- **Given instruction**: Set the lines down again exactly, first line through the line that contains "from matplotlib.ticker import", with no pictures.

▼▼▼

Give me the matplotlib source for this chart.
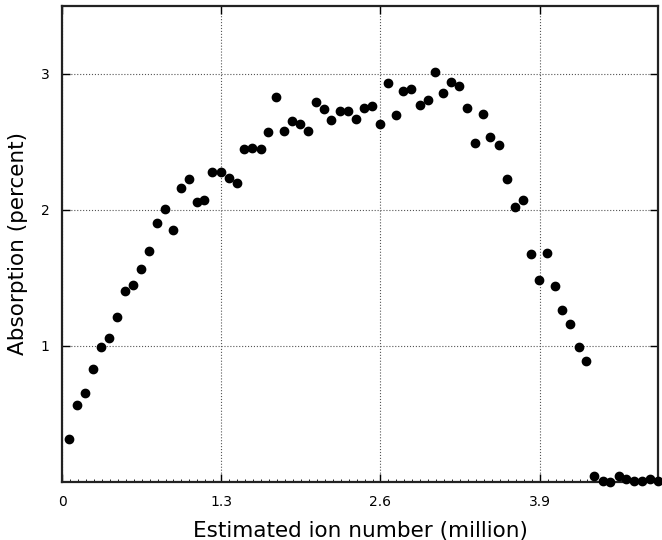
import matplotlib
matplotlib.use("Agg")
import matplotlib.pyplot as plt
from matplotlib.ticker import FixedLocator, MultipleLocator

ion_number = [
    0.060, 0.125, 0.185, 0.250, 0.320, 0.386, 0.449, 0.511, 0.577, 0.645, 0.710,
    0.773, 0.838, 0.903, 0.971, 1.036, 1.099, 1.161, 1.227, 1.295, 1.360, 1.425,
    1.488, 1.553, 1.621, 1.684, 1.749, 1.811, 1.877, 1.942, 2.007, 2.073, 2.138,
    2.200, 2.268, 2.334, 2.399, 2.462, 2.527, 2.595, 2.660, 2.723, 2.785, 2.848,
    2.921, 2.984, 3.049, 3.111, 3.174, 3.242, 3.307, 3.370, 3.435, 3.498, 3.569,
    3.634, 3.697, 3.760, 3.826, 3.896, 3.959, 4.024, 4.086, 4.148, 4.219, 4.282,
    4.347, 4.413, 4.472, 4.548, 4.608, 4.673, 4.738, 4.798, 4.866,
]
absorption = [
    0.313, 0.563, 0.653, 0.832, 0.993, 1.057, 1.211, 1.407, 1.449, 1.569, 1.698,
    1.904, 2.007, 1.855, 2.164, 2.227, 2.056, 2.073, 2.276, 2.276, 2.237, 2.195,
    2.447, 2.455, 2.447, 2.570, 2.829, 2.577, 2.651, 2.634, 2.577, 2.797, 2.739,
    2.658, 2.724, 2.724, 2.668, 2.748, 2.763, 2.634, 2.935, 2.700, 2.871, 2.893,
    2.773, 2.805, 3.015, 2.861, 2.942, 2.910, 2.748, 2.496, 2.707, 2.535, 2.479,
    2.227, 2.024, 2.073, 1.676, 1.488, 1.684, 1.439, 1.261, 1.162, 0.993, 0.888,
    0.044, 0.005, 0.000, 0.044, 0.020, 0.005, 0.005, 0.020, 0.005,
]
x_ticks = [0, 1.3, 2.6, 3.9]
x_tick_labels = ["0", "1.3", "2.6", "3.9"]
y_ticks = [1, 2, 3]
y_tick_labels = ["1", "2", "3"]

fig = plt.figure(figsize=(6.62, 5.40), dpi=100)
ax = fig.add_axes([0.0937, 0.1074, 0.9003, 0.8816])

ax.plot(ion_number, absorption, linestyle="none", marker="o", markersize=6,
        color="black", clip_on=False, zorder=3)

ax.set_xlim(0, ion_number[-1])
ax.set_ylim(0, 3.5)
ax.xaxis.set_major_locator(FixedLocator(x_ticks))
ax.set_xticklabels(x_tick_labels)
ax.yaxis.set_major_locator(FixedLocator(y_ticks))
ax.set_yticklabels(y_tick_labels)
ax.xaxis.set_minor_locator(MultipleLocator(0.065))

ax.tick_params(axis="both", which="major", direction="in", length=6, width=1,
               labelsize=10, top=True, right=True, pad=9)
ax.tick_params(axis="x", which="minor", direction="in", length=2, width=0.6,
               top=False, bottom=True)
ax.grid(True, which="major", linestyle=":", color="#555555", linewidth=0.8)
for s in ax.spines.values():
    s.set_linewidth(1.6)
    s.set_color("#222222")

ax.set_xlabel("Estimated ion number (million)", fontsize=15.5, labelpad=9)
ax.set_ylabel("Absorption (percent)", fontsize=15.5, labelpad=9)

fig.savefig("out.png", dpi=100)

▲▲▲

- **Correct output**:
Give me the matplotlib source for this chart.
import matplotlib
matplotlib.use("Agg")
import matplotlib.pyplot as plt
from matplotlib.ticker import FixedLocator, MultipleLocator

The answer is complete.